Los Angeles, Variety Power of Women 2018, George Clooney sale sul palco per consegnare il premio alla “fearless” studentessa Emma Gonzalez esponente del movimento “March for our lives”(ne avevamo parlato qui e qui), e si presenta come “il marito di Amal”, guadagnandosi il primo degli applausi al suo intervento. Un intervento che, seppur non nominando mai Donald Trump, è interamente dedicato a criticarne l’amministrazione, colpevole di mercificare paura e odio.
“Paura dei musulmani, degli immigrati, delle minoranze, delle donne forti. E dal momento che il nostro governo ha bisogno della nostra paura, la domanda è: siamo davvero spaventati da tutte le cose che attualmente rendono grande l’America?

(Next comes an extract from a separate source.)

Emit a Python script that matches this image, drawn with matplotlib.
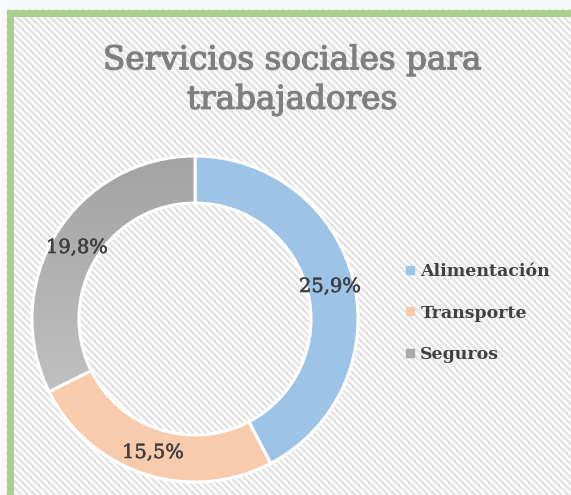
import matplotlib
matplotlib.use("Agg")
import numpy as np
import matplotlib.pyplot as plt
import matplotlib.patheffects as pe
from matplotlib.patches import Rectangle
from matplotlib.lines import Line2D
from matplotlib.colors import LinearSegmentedColormap

categories = ["Alimentación", "Transporte", "Seguros"]
values = [25.9, 15.5, 19.8]
colors = ["#9dc3e6", "#f8cbad", "#a9a9a9"]
title = "Servicios sociales para\ntrabajadores"

W, H = 571, 495
plt.rcParams["hatch.linewidth"] = 1.8
plt.rcParams["hatch.color"] = "#e3e3e3"
fig = plt.figure(figsize=(W / 100, H / 100), dpi=100, facecolor="#f7f9fa")

# background panel with hatch and green border
bg = Rectangle((6 / W, 0), 1, 1 - 9 / H, transform=fig.transFigure,
               facecolor="white", edgecolor="#e3e3e3", hatch="\\" * 5, linewidth=0, zorder=-5)
fig.patches.append(bg)
border = Rectangle((9.5 / W, -0.05), 1.2, 1.05 - 12.5 / H, transform=fig.transFigure,
                   facecolor="none", edgecolor="#a9d18e", linewidth=5, zorder=-4)
fig.patches.append(border)

ax = fig.add_axes([0, 0, 1, 1], zorder=2)
ax.patch.set_alpha(0)

cx, cy, R = 195, H - 319, 163
wedges, _ = ax.pie(values, colors=colors, startangle=90, counterclock=False,
                   center=(cx, cy), radius=R, frame=True,
                   wedgeprops=dict(width=47, edgecolor="white", linewidth=2.2))

# vertical gradient for the grey wedge
gw = wedges[2]
cmap = LinearSegmentedColormap.from_list("g", ["#a3a3a3", "#cbcbcb"])
grad = np.linspace(0, 1, 256).reshape(-1, 1)
im = ax.imshow(grad, cmap=cmap, extent=(cx - R, cx, cy - R, cy + R), origin="upper",
               aspect="auto", zorder=gw.get_zorder() + 0.1)
im.set_clip_path(gw)
gw.set_zorder(gw.get_zorder() + 0.2)
gw.set_facecolor("none")

ax.set_xlim(0, W)
ax.set_ylim(0, H)
ax.set_aspect("equal")
ax.axis("off")

lab_pos = [(330, 287), (153, 453), (77, 248)]
for v, (x, y) in zip(values, lab_pos):
    ax.text(x, H - y, f"{v:.1f}%".replace(".", ","), ha="center", va="center",
            fontsize=14, color="#404040", family="DejaVu Serif", zorder=5,
            path_effects=[pe.withStroke(linewidth=0.4, foreground="#404040")])

fig.text(292 / W, 1 - 80 / H, title, ha="center", va="center", fontsize=23.5,
         color="#7f7f7f", family="DejaVu Serif", linespacing=1.3,
         path_effects=[pe.withStroke(linewidth=0.9, foreground="#7f7f7f")])

handles = [Line2D([], [], marker="s", linestyle="none", markersize=6,
                  markerfacecolor=c, markeredgecolor=c) for c in colors]
leg = fig.legend(handles, categories, loc="center left", bbox_to_anchor=(396 / W, 1 - 313 / H),
                 frameon=False, prop=dict(family="DejaVu Serif", size=12.5, weight="semibold"),
                 labelspacing=1.42, handlelength=0.6, handletextpad=0.3, borderpad=0)
for t in leg.get_texts():
    t.set_color("#404040")

fig.savefig("out.png", dpi=100, facecolor=fig.get_facecolor())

E se la risposta è sì, allora dovremo risponderne alla storia. Perché queste idee ci definiranno per intere generazioni”.
Continua Clooney: “Quando definisci come tuo nemico una intera religione, puoi davvero farti nemica una religione intera. Quando dici a un’intera etnia di persone che li consideri inferiori, non puoi sorprenderti quando metteranno in discussione i tuoi valori. Quando dici alle donne che andare a testimoniare il loro abuso è uno scherzo, non rimanere scioccato quando verranno a ridere sul tuo prato, il 7 novembre”.
Le elezioni di metà termine (previste per il prossimo 6 novembre) si stanno avvicinando, e l’attore risponde all’appello.
Siamo davvero spaventati da tutte le cose che attualmente rendono grande l’America?
Nel discorso del “marito di Amal” c’è anche spazio per la speranza perché, come sottolinea, sono proprio tempi così difficili a creare “leader” capaci di ispirare: “Il 24 marzo di quest’anno Emma Gonzalez è salita sul palco nella capitale della nostra nazione per protestare contro la violenza armata (…) di cui come sapete è diventata esperta nel giro di una notte, perché come troppi giovani in questo paese è stata vittima di un massacro insensato”.
Clooney ricorda la commozione e la potenza di quei 6 minuti e 20 secondi di silenzio di Emma Gonzalez alla March for Our Lives, un silenzio che ha reso possibile l’ascolto del suo cuore: “Un cuore che crede che, come nazione, possiamo essere molto meglio di così”. Un cuore che, come dirà la stessa Gonzalez salendo sul palco per ricevere il premio, otto mesi dopo la sparatoria continua a provare lo stesso dolore di quel giorno, “come se stesse accadendo proprio ora”.